Digital Transformation FAQ: Answering the Most Common Enterprise Strategy Questions in 2026
Digital transformation has been the dominant theme in enterprise technology for over a decade, yet confusion persists about what it actually means, how to do it successfully, and what results to expect. This FAQ addresses the questions that enterprise leaders most frequently ask about digital transformation in 2026 — providing clear, evidence-based answers drawn from research and practice.
What Is Digital Transformation in 2026?
Digital transformation is the fundamental rewiring of how an organization operates, creates value, and serves its stakeholders through the strategic application of digital technologies. It is not about implementing any specific technology — cloud, AI, automation — but about using digital capabilities to change how the business works at its core. In 2026, digital transformation has matured from a technology initiative into a business strategy discipline, with the most successful transformations being those that focus on business outcomes rather than technology deployment.
The key distinction is between digitization (converting analog to digital), digitalization (using digital tools to improve existing processes), and digital transformation (fundamentally changing how the organization operates and creates value). Organizations that confuse these levels — treating a cloud migration or an RPA deployment as "digital transformation" — typically achieve incremental improvement rather than transformative change.
How Long Does Digital Transformation Take?
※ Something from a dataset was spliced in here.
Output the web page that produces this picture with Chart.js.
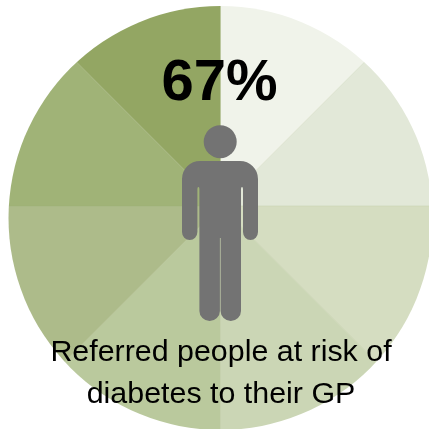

Digital transformation is not a project with a completion date — it is a continuous journey of adaptation and improvement. Organizations that approach transformation as a three-year program with a defined endpoint typically revert to pre-transformation behaviors when the program ends. Those that succeed treat transformation as a permanent organizational capability — the capacity to continuously evolve operations, customer experiences, and business models as technology and market conditions change. Initial transformation programs typically deliver measurable results within 12–18 months, but building transformation into ongoing organizational capability takes 3–5 years of sustained effort.
What Percentage of Digital Transformations Succeed?
Research consistently shows that 60–70% of digital transformations fall short of their objectives. However, this statistic requires careful interpretation. Transformations fail primarily not because of technology problems but because of organizational factors: inadequate leadership commitment, cultural resistance to change, insufficient investment in capability building, and the tendency to declare victory after early successes and lose momentum. Organizations that address these organizational factors alongside technology implementation are 3–4 times more likely to achieve their transformation objectives.
How Much Should We Budget for Digital Transformation?
There is no standard percentage, but research and practice suggest that organizations committed to meaningful transformation typically invest 3–5% of annual revenue in transformation initiatives over a sustained period. This investment spans technology (platforms, infrastructure, tools), talent (new hires, training, organizational change), and execution (process redesign, pilot programs, scaling successful initiatives). The most common budgeting mistake is underinvesting in the organizational change and capability building that determine whether technology investments translate into business results.
What Are the Most Common Digital Transformation Mistakes?
- Technology-first thinking: Starting with technology selection rather than business outcomes. The question should be "what business outcomes do we need?" not "what should we do with AI?"
- Insufficient leadership engagement: Delegating transformation to a chief digital officer or transformation team without sustained, visible commitment from the CEO and executive team.
- Neglecting culture and change management: Investing in technology without corresponding investment in the skills, incentives, and cultural changes required for adoption.
- Trying to transform everything at once: Attempting enterprise-wide transformation simultaneously rather than sequencing initiatives to build momentum and learn from early experiences.
- Measuring activity instead of outcomes: Tracking projects completed, training delivered, and licenses deployed rather than business outcomes achieved.
- Declaring victory too early: Celebrating initial successes and losing the urgency required for sustained transformation — the most common cause of transformation regression.
How Do We Measure Digital Transformation ROI?
Measuring transformation ROI requires both financial metrics and strategic indicators. Financial metrics — revenue growth from digital channels, cost reduction from automation, working capital improvement from better data and analytics — provide the quantitative business case. Strategic indicators — customer satisfaction, employee engagement, time-to-market for new capabilities, competitive position — capture value that financial metrics alone miss. The most effective measurement approaches combine both, tracking a balanced scorecard that reflects the multiple dimensions of transformation value.
Do We Need a Chief Digital Officer?
The CDO role has evolved. In organizations where digital transformation is still in early stages, a CDO can provide the dedicated leadership focus that transformation requires. In digitally mature organizations, digital capability has been embedded into business unit leadership, and the CDO role often evolves into a chief transformation officer, chief innovation officer, or is absorbed into the CIO or COO role. The question is not whether the title exists but whether someone in the executive team has transformation as their primary accountability — and whether that accountability is backed by authority, resources, and visible CEO support.
Conclusion: Transformation as Organizational Capability
The enterprises that lead in digital transformation in 2026 are those that have stopped treating it as a program to be completed and started treating it as a capability to be built — permanently. This shift from project to capability, from initiative to identity, is the defining characteristic of organizations that sustain transformation success over time.